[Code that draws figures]
——
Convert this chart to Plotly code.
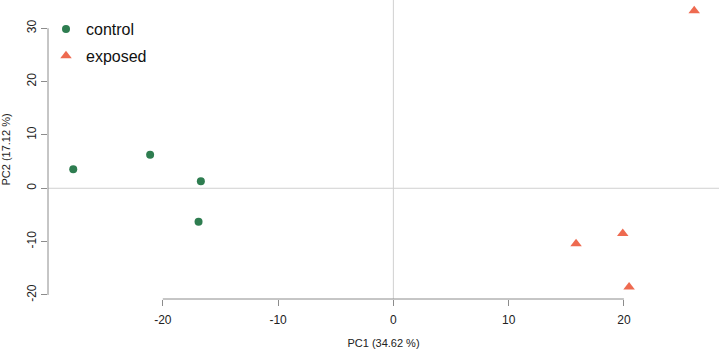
import plotly.graph_objects as go

# data
control_pc1 = [-27.77, -21.1, -16.7, -16.9]
control_pc2 = [3.56, 6.3, 1.3, -6.26]
exposed_pc1 = [26.1, 15.85, 19.9, 20.45]
exposed_pc2 = [33.3, -10.4, -8.5, -18.5]
x_ticks = [-20, -10, 0, 10, 20]
y_ticks = [-20, -10, 0, 10, 20, 30]
x_title = "PC1 (34.62 %)"
y_title = "PC2 (17.12 %)"

GREEN = "#2E7D50"
ORANGE = "#EE6A50"
AX = "#8c8c8c"
FONT = "Liberation Sans, Arial, sans-serif"

fig = go.Figure()
fig.add_trace(go.Scatter(x=control_pc1, y=control_pc2, mode="markers", name="control",
                         legendgroup="a",
                         marker=dict(symbol="circle", size=8, color=GREEN)))
fig.add_trace(go.Scatter(x=exposed_pc1, y=exposed_pc2, mode="markers", name="exposed",
                         legendgroup="b",
                         marker=dict(symbol="triangle-up", size=10, color=ORANGE)))

# reference lines (abline at 0)
fig.add_shape(type="line", xref="x", yref="paper", x0=0, x1=0, y0=0, y1=1,
              line=dict(color="#d0d0d0", width=1), layer="below")
fig.add_shape(type="line", xref="paper", yref="y", x0=0, x1=1, y0=0, y1=0,
              line=dict(color="#d0d0d0", width=1), layer="below")
# R-style axis lines spanning the tick range
fig.add_shape(type="line", xref="x", yref="paper", x0=x_ticks[0], x1=x_ticks[-1], y0=0, y1=0,
              line=dict(color=AX, width=1))
fig.add_shape(type="line", xref="paper", yref="y", x0=0, x1=0, y0=y_ticks[0], y1=y_ticks[-1],
              line=dict(color=AX, width=1))

fig.update_layout(
    width=719, height=350,
    margin=dict(l=48, r=0, t=0, b=51, autoexpand=False),
    plot_bgcolor="white", paper_bgcolor="white",
    font=dict(family=FONT, size=12, color="#222222"),
    showlegend=True,
    legend=dict(x=-2 / 671, y=1 - 12 / 299, xanchor="left", yanchor="top",
                font=dict(size=16, color="#111111"), bgcolor="rgba(0,0,0,0)",
                traceorder="grouped", tracegroupgap=3, itemwidth=30),
)
fig.update_xaxes(range=[-29.96, 28.25], showgrid=False, zeroline=False, showline=False,
                 automargin=False,
                 tickmode="array", tickvals=x_ticks, ticktext=[str(v) for v in x_ticks],
                 ticks="outside", ticklen=6, tickcolor=AX, tickfont=dict(size=12),
                 ticklabelstandoff=4,
                 title=dict(text=x_title, font=dict(size=11), standoff=12))
fig.update_yaxes(range=[-20.76, 35.3], showgrid=False, zeroline=False, showline=False,
                 automargin=False,
                 tickmode="array", tickvals=y_ticks, ticktext=[str(v) for v in y_ticks],
                 ticks="outside", ticklen=6, tickcolor=AX, tickfont=dict(size=12), tickangle=-90,
                 title=dict(text=y_title, font=dict(size=11), standoff=12))

fig.write_html("out.html", config={"displayModeBar": False},
               post_script="document.body.style.margin='0';")
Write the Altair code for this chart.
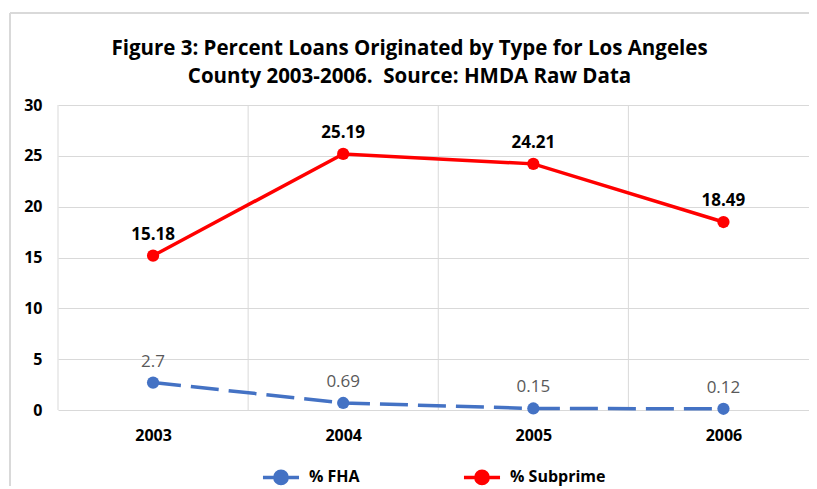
import altair as alt
import pandas as pd

years = [2003, 2004, 2005, 2006]
fha = [2.7, 0.69, 0.15, 0.12]
subprime = [15.18, 25.19, 24.21, 18.49]
series_names = ["% FHA", "% Subprime"]
colors = ["#4472C4", "#FF0000"]
y_ticks = [0, 5, 10, 15, 20, 25, 30]
boundaries = [2002.5, 2003.5, 2004.5, 2005.5]

rows = []
for y, v in zip(years, fha):
    rows.append({"year": y, "value": v, "series": series_names[0]})
for y, v in zip(years, subprime):
    rows.append({"year": y, "value": v, "series": series_names[1]})
df = pd.DataFrame(rows)
grid_df = pd.DataFrame({"b": boundaries})

FONT = "Open Sans"
W, H = 751, 305

xscale = alt.Scale(domain=[2002.5, 2006.45], nice=False, zero=False)
yscale = alt.Scale(domain=[0, 30], nice=False)
cscale = alt.Scale(domain=series_names, range=colors)

sym = "M-1,0L1,0M0.34,0A0.34,0.34,0,1,1,-0.34,0A0.34,0.34,0,1,1,0.34,0Z"

def make_legend():
    return alt.Legend(orient="none", legendX=203, legendY=352, direction="horizontal", title=None,
                      symbolType=sym, symbolSize=1300, symbolStrokeWidth=3.5,
                      labelFont=FONT, labelFontSize=16, labelFontWeight="bold",
                      labelColor="#000000", columnPadding=96, labelOffset=8)

vgrid = alt.Chart(grid_df).mark_rule(color="#d9d9d9", strokeWidth=1).encode(
    x=alt.X("b:Q", scale=xscale, title=None,
            axis=alt.Axis(values=years, format="d", grid=False, domain=False, ticks=False,
                          labelFont=FONT, labelFontSize=16, labelFontWeight="bold",
                          labelColor="#000000", labelPadding=17)),
)

frame_top = alt.Chart(grid_df).mark_rule(color="#d9d9d9", strokeWidth=1.5).encode(
    x=alt.value(-48), x2=alt.value(W + 10), y=alt.value(-92)
)
frame_left = alt.Chart(grid_df).mark_rule(color="#d9d9d9", strokeWidth=1.5).encode(
    x=alt.value(-48), y=alt.value(-92), y2=alt.value(H + 100)
)

base = alt.Chart(df).encode(
    x=alt.X("year:Q", scale=xscale),
    y=alt.Y("value:Q", scale=yscale, title=None,
            axis=alt.Axis(values=y_ticks, grid=True, gridColor="#d9d9d9", domain=False,
                          ticks=False, labelFont=FONT, labelFontSize=16,
                          labelFontWeight="bold", labelColor="#000000", labelPadding=16)),
)

line_sub = base.transform_filter(alt.datum.series == series_names[1]).mark_line(strokeWidth=3.5).encode(
    stroke=alt.Stroke("series:N", scale=cscale, title=None, legend=make_legend()),
)

line_fha = base.transform_filter(alt.datum.series == series_names[0]).mark_line(
    strokeWidth=3.5, strokeDash=[28, 10], color=colors[0])

points = base.mark_point(size=150, filled=True, opacity=1, strokeWidth=0).encode(
    fill=alt.Fill("series:N", scale=cscale, title=None, legend=make_legend())
)

text_fha = base.mark_text(dy=-21, font=FONT, fontSize=17, color="#595959").encode(
    text=alt.Text("value:Q")
).transform_filter(alt.datum.series == series_names[0])

text_sub = base.mark_text(dy=-21, font=FONT, fontSize=17, fontWeight="bold", color="#000000").encode(
    text=alt.Text("value:Q", format=".2f")
).transform_filter(alt.datum.series == series_names[1])

chart = alt.layer(frame_top, frame_left, vgrid, line_sub, line_fha, points, text_fha, text_sub).properties(
    width=W, height=H,
    title=alt.TitleParams(
        ["Figure 3: Percent Loans Originated by Type for Los Angeles",
         "County 2003-2006.\u00a0 Source: HMDA Raw Data"],
        font=FONT, fontSize=20.5, fontWeight="bold", color="#000000",
        anchor="middle", dx=-24, lineHeight=28, offset=-75),
    autosize=alt.AutoSizeParams(type="none"),
    padding={"left": 50, "top": 97, "right": 0, "bottom": 76},
).configure_view(stroke=None)

chart.save("out.html", embed_options={"renderer": "svg", "actions": False})
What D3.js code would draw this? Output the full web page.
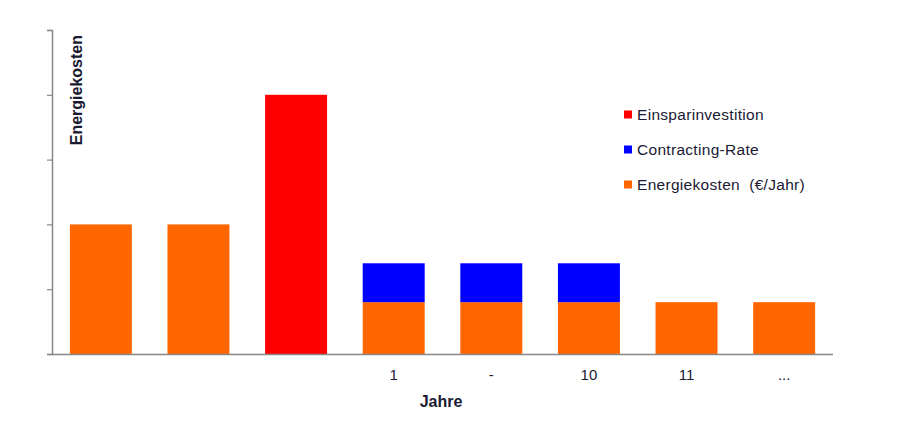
<!DOCTYPE html>
<html><head><meta charset="utf-8">
<script src="https://cdn.jsdelivr.net/npm/d3@7"></script>
<style>body{margin:0;background:#fff}svg{display:block}text{font-family:"Liberation Sans",Arial,sans-serif;fill:#1a1a33}</style>
</head><body>
<script>
const categories = ["", "", "", "1", "-", "10", "11", "..."];
const energiekosten = [2, 2, 0, 0.8, 0.8, 0.8, 0.8, 0.8];
const contractingRate = [0, 0, 0, 0.6, 0.6, 0.6, 0, 0];
const einsparinvestition = [0, 0, 4, 0, 0, 0, 0, 0];
const colors = ["#FF6600", "#0000FF", "#FF0000"];
const legendOrder = [2, 1, 0];
const legendLabels = ["Energiekosten\u00a0 (€/Jahr)", "Contracting-Rate", "Einsparinvestition"];

const W = 900, H = 445;
const svg = d3.select("body").append("svg").attr("width", W).attr("height", H);
const x0 = 52, x1 = 833, yTop = 30, yBot = 354;

const x = d3.scaleBand().domain(d3.range(categories.length)).range([x0, x1]).paddingInner(0.365).paddingOuter(0.183);
const y = d3.scaleLinear().domain([0, 5]).range([yBot, yTop]);

const table = categories.map((c, i) => ({i, s0: energiekosten[i], s1: contractingRate[i], s2: einsparinvestition[i]}));
const stack = d3.stack().keys(["s0", "s1", "s2"])(table);

stack.forEach((layer, k) => {
  svg.append("g").selectAll("rect").data(layer.filter(d => d[1] > d[0])).join("rect")
    .attr("x", d => x(d.data.i))
    .attr("width", x.bandwidth())
    .attr("y", d => y(d[1]))
    .attr("height", d => y(d[0]) - y(d[1]))
    .attr("fill", colors[k]);
});

// y axis
const ya = svg.append("g").attr("transform", `translate(${x0},0)`)
  .call(d3.axisLeft(y).ticks(5).tickSize(5).tickFormat(""));
ya.select(".domain").attr("stroke", "#888").attr("stroke-width", 1.5);
ya.selectAll(".tick line").attr("stroke", "#888").attr("stroke-width", 1.2);

// x axis
const xa = svg.append("g").attr("transform", `translate(0,${yBot})`)
  .call(d3.axisBottom(x).tickSize(0).tickPadding(0).tickFormat(i => categories[i]));
xa.select(".domain").attr("stroke", "#888").attr("stroke-width", 1.5).attr("d", `M${x0},0.5H${x1}`);
xa.selectAll(".tick text").attr("y", 26).attr("dy", 0).style("font-size", "15px").style("fill", "#1a1a33").style("font-family", "'Liberation Sans',Arial,sans-serif");

svg.append("text").attr("x", 441).attr("y", 407).attr("text-anchor", "middle")
  .style("font-size", "16px").style("font-weight", "bold").text("Jahre");

svg.append("text").attr("transform", "translate(82,35) rotate(-90)").attr("text-anchor", "end")
  .style("font-size", "16px").style("font-weight", "bold").text("Energiekosten");

// legend
const lg = svg.append("g");
const rowsY = [114.5, 149.5, 184.5];
legendOrder.forEach((k, r) => {
  lg.append("rect").attr("x", 624).attr("y", rowsY[r] - 4).attr("width", 8).attr("height", 8).attr("fill", colors[k]);
  lg.append("text").attr("x", 637).attr("y", rowsY[r] + 5.5).style("font-size", "15.5px").style("letter-spacing", "0.3px").text(legendLabels[k]);
});
</script>
</body></html>
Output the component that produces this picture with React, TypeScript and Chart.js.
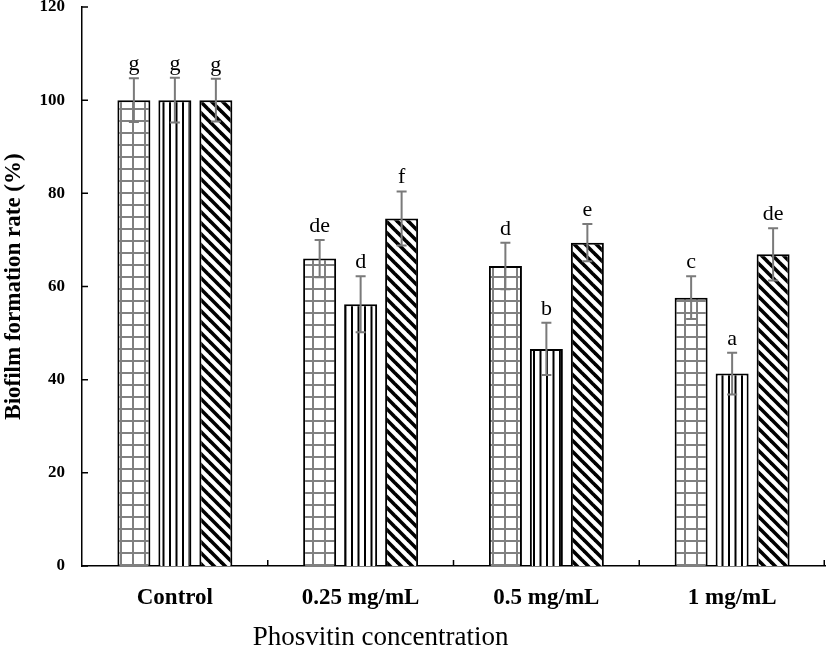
——
Exactly reproduce the stretch that starts at the line containing "Write the Altair code for this chart." and ends at the line containing "W, H = 751, 305", both ends included; leave any pictures out.

Write the Altair code for this chart.
import altair as alt
import pandas as pd

years = [2003, 2004, 2005, 2006]
fha = [2.7, 0.69, 0.15, 0.12]
subprime = [15.18, 25.19, 24.21, 18.49]
series_names = ["% FHA", "% Subprime"]
colors = ["#4472C4", "#FF0000"]
y_ticks = [0, 5, 10, 15, 20, 25, 30]
boundaries = [2002.5, 2003.5, 2004.5, 2005.5]

rows = []
for y, v in zip(years, fha):
    rows.append({"year": y, "value": v, "series": series_names[0]})
for y, v in zip(years, subprime):
    rows.append({"year": y, "value": v, "series": series_names[1]})
df = pd.DataFrame(rows)
grid_df = pd.DataFrame({"b": boundaries})

FONT = "Open Sans"
W, H = 751, 305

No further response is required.